FAQ: Bond Ladder Singapore
What is a bond ladder and how does it work?
A bond ladder is a fixed income strategy where you buy bonds with staggered maturities (e.g. 1, 2, 3, 4, 5 years). As each bond matures, you reinvest into a new bond at the longest maturity, maintaining the laddered structure. This balances liquidity, interest rate risk, and reinvestment risk.
What instruments can Singapore investors use for a bond ladder?
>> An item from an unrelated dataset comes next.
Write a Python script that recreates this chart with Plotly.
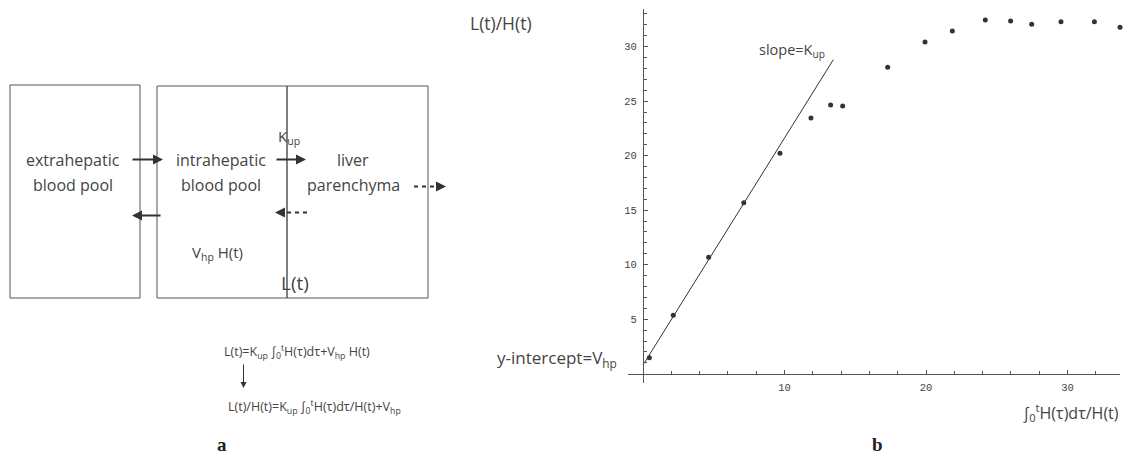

Singapore Savings Bonds (SSB), Singapore Government Securities (SGS) bonds, Treasury Bills (T-bills), fixed deposits, and corporate bonds are all suitable. SSBs are the most flexible and retail-friendly option for the middle and long rungs.
How many rungs should a bond ladder have?
Common bond ladders have 5–10 rungs depending on your time horizon and the available maturities of instruments. A 5-rung ladder (1-2-3-5-10 years) is a practical starting structure for Singapore retail investors using SSBs and SGS bonds.
Is a bond ladder better than holding a bond ETF?
A bond ladder provides certainty of return of principal at each maturity and predictable income. A bond ETF has no fixed maturity — its price fluctuates with interest rates and its yield varies over time. For investors seeking predictable cash flows (e.g. retirees), a ladder is often preferable. For convenience and diversification, a bond ETF may suit.
Can I build a bond ladder with Singapore Savings Bonds?
Yes. SSBs are excellent for bond ladders because they have 10-year terms, step-up interest rates (higher average yield for longer holding), flexible redemption without penalty, and are backed by the Singapore government. You can build a ladder by subscribing to SSBs monthly and holding different cohorts to different maturities.